Grandma and I bedded on the other side of the house—I in my parents’ master bedroom; she in the room that used to be mine when I was a girl.
The entire upper floor of the house was empty and dusty and had enough space we could put up a traveling sideshow if we wanted. That space had come in handy now and then, when we’d hosted House Brown families on the move who had lost their stakes to the creep of cities or had their farms swallowed up by House claims.
It was part of why I kept Quinten’s communication network going. Those of us in House Brown were nomads, living on the fringe, unwilling to buckle to the rules and regulations of the other Houses. Unwilling to give up our lives and freedom because the rich and powerful decided to tell us how to live.
House Brown had no voice among the other Houses. Which meant we had only each other to count on for our safety and needs. Clear and fast communication was vital for the survival of thousands. I wasn’t the only communication hub in the world—there were four others—but I was th
e only one in North America. And if the Houses found out what I was doing here, found our network and equipment in the basement, they’d shut us down and put thousands of people at risk.
Which was why I needed to get this galvanized man off my land, pronto.
I caught up with Neds in the hall. He’d hooked his arms under the stranger’s shoulders and was walking backward toward the spare room, sweating hard as he dragged the man.
“You change the sheets?” I picked up the man’s boots, helping to carry him. He weighed twice what I expected. No wonder Neds were sweating.
“Yes,” Right Ned grunted. “Did you get everything?”
“I think so. Brought some bandaging just in case. And the jelly. It did good for me when the pony put a hole in me last year.”
Neds stopped next to the bed, which had an old quilt and blanket pulled all the way down to the footboard and fresh, fold-creased sheets stretched out across it.
“Ready?” Left Ned said. “Lift on three.”
I nodded.
“One, two, three.” Neds lifted and swung the top half of the stranger, while I did the same for his bottom half.
The springs creaked and moaned under the man’s weight, and the mattress sagged alarmingly. But the frame was hardwood and held up.
“Feet hang over pretty bad,” I noted. I got busy unlacing and unbuckling his boots—a good, sturdy pair that had seen years of wear and repair. I tugged those off and dropped them to the floor.

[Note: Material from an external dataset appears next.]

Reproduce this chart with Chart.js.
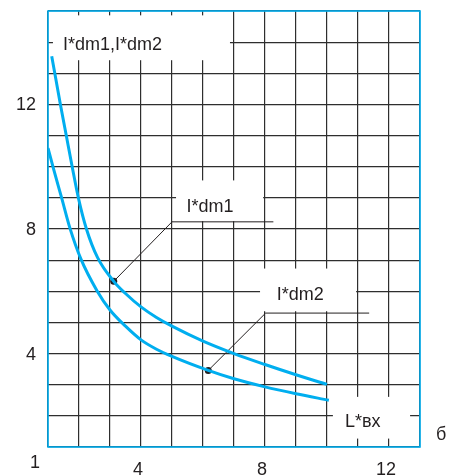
<!DOCTYPE html>
<html>
<head>
<meta charset="utf-8">
<script src="https://cdn.jsdelivr.net/npm/chart.js@4/dist/chart.umd.min.js"></script>
<style>
  html, body { margin: 0; padding: 0; background: #fff; }
  canvas { display: block; }
</style>
</head>
<body>
<canvas id="chart" width="456" height="475"></canvas>
<script>
// I*dm1 curve (upper)
const dm1X = [1.12, 1.40, 1.59, 1.78, 1.98, 2.24, 2.60, 3.12, 3.50, 4.00, 4.50, 5.00, 6.00, 7.00, 8.00, 9.00, 10.00];
const dm1Y = [13.55, 12.0, 11.0, 10.0, 9.0, 8.0, 7.08, 6.32, 5.93, 5.50, 5.16, 4.88, 4.40, 4.00, 3.65, 3.32, 3.01];
// I*dm2 curve (lower)
const dm2X = [1.0, 1.17, 1.44, 1.71, 2.06, 2.58, 3.0, 3.5, 4.0, 4.5, 5.0, 6.17, 7.0, 8.0, 9.0, 10.06];
const dm2Y = [10.6, 9.96, 9.0, 8.02, 7.04, 6.02, 5.40, 4.88, 4.44, 4.14, 3.91, 3.46, 3.19, 2.93, 2.71, 2.5];
// marked points on each curve
const dm1Mark = { x: 3.12, y: 6.32 };
const dm2Mark = { x: 6.17, y: 3.46 };
// axis ranges and labelled ticks
const xRange = [1, 13];
const yRange = [1, 15];
const xTickLabels = [4, 8, 12];
const yTickLabels = [4, 8, 12];
const originLabel = '1';
const yTitle = 'I*dm1,I*dm2';
const xTitle = 'L*вх';
const panelTag = 'б';

const CYAN = '#00aeef';
const INK = '#231f20';
const GRID = '#2e2e2e';
const FONT_FAMILY = '"Liberation Sans", Arial, sans-serif';
const FONT = '18px ' + FONT_FAMILY;

const toPoints = (xs, ys) => xs.map((x, i) => ({ x, y: ys[i] }));

// white label panels cut into the grid (in axis units)
const panels = [
  { x0: 1.16, x1: 6.87, y0: 13.42, y1: 14.86 },
  { x0: 5.13, x1: 7.94, y0: 8.25, y1: 9.56 },
  { x0: 7.84, x1: 10.94, y0: 5.36, y1: 6.73 },
  { x0: 10.19, x1: 12.68, y0: 1.27, y1: 2.61 }
];
// leader lines from marked points to their captions
const leaders = [
  { from: dm1Mark, elbow: { x: 5.0, y: 8.23 }, end: 8.27 },
  { from: dm2Mark, elbow: { x: 8.02, y: 5.30 }, end: 11.36 }
];
// captions: text, anchor (axis units), alignment
const captions = [
  { text: yTitle, x: 1.48, y: 13.74, align: 'left' },
  { text: 'I*dm1', x: 5.47, y: 8.55, align: 'left' },
  { text: 'I*dm2', x: 8.38, y: 5.71, align: 'left' },
  { text: xTitle, x: 10.58, y: 1.64, align: 'left' },
  { text: panelTag, x: 13.68, y: 1.22, align: 'center' },
  { text: originLabel, x: 0.58, y: 0.32, align: 'center' }
];

function toPx(chart, x, y) {
  return [chart.scales.x.getPixelForValue(x), chart.scales.y.getPixelForValue(y)];
}

const overlay = {
  id: 'overlay',
  beforeDatasetsDraw(chart) {
    const ctx = chart.ctx;
    const a = chart.chartArea;
    ctx.save();
    ctx.fillStyle = '#fff';
    for (const p of panels) {
      const [l, t] = toPx(chart, p.x0, p.y1);
      const [r, b] = toPx(chart, p.x1, p.y0);
      ctx.fillRect(l, t, r - l, b - t);
    }
    ctx.strokeStyle = CYAN;
    ctx.lineWidth = 1.6;
    ctx.strokeRect(a.left, a.top, a.right - a.left, a.bottom - a.top);
    ctx.strokeStyle = INK;
    ctx.lineWidth = 1;
    for (const l of leaders) {
      const [x0, y0] = toPx(chart, l.from.x, l.from.y);
      const [x1, y1] = toPx(chart, l.elbow.x, l.elbow.y);
      const [x2] = toPx(chart, l.end, l.elbow.y);
      ctx.beginPath();
      ctx.moveTo(x0, y0);
      ctx.lineTo(x1, y1);
      ctx.lineTo(x2, y1);
      ctx.stroke();
    }
    ctx.restore();
  },
  afterDatasetsDraw(chart) {
    const ctx = chart.ctx;
    ctx.save();
    ctx.font = FONT;
    ctx.fillStyle = INK;
    ctx.textBaseline = 'alphabetic';
    for (const c of captions) {
      const [x, y] = toPx(chart, c.x, c.y);
      ctx.textAlign = c.align;
      ctx.fillText(c.text, x, y);
    }
    ctx.restore();
  }
};

const curveStyle = {
  showLine: true,
  borderColor: CYAN,
  borderWidth: 3,
  pointRadius: 0,
  tension: 0.4,
  cubicInterpolationMode: 'monotone',
  fill: false
};
const markStyle = {
  showLine: false,
  pointRadius: 3.5,
  pointBackgroundColor: INK,
  pointBorderColor: INK,
  pointBorderWidth: 0
};

// keep the plot frame fixed: no extra room for edge tick labels
function noEdgePadding(s) {
  s.paddingTop = 0; s.paddingBottom = 0; s.paddingLeft = 0; s.paddingRight = 0;
}

new Chart(document.getElementById('chart'), {
  type: 'scatter',
  data: {
    datasets: [
      { label: 'I*dm1', data: toPoints(dm1X, dm1Y), ...curveStyle },
      { label: 'I*dm2', data: toPoints(dm2X, dm2Y), ...curveStyle },
      { label: 'I*dm1 mark', data: [dm1Mark], ...markStyle },
      { label: 'I*dm2 mark', data: [dm2Mark], ...markStyle }
    ]
  },
  options: {
    responsive: false,
    animation: false,
    devicePixelRatio: 1,
    layout: { padding: { top: 11, right: 36, left: 0, bottom: 0 } },
    plugins: { legend: { display: false }, tooltip: { enabled: false } },
    scales: {
      x: {
        type: 'linear',
        min: xRange[0], max: xRange[1],
        border: { display: false },
        grid: { color: GRID, lineWidth: 1.2, drawTicks: false },
        ticks: {
          stepSize: 1, autoSkip: false, maxRotation: 0, padding: 12, labelOffset: -3,
          color: INK, font: { family: FONT_FAMILY, size: 18 },
          callback: v => xTickLabels.includes(v) ? String(v) : ''
        },
        afterFit: s => { s.height = 28; noEdgePadding(s); }
      },
      y: {
        type: 'linear',
        min: yRange[0], max: yRange[1],
        border: { display: false },
        grid: { color: GRID, lineWidth: 1.2, drawTicks: false },
        ticks: {
          stepSize: 1, autoSkip: false, padding: 12, labelOffset: 1,
          color: INK, font: { family: FONT_FAMILY, size: 18 },
          callback: v => yTickLabels.includes(v) ? String(v) : ''
        },
        afterFit: s => { s.width = 48; noEdgePadding(s); }
      }
    }
  },
  plugins: [overlay]
});
</script>
</body>
</html>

Right Ned wiped at his sweaty bangs, then tucked thumbs into the tool loops on the sides of his overalls. “You need anything else? Water and rags for the blood maybe?”
“Water’s a good idea. A bucket should do. Then maybe some help lifting him if I have to wrap the bandage all the way around his middle.”
“He shouldn’t be here,” Left Ned said. “House Gray. Probably a spy. Or worse.”
“Isn’t your say,” Right Ned replied. “This is Tilly’s house. Her decision.”
I turned away from setting the supplies on the nightstand to find Neds standing right behind me.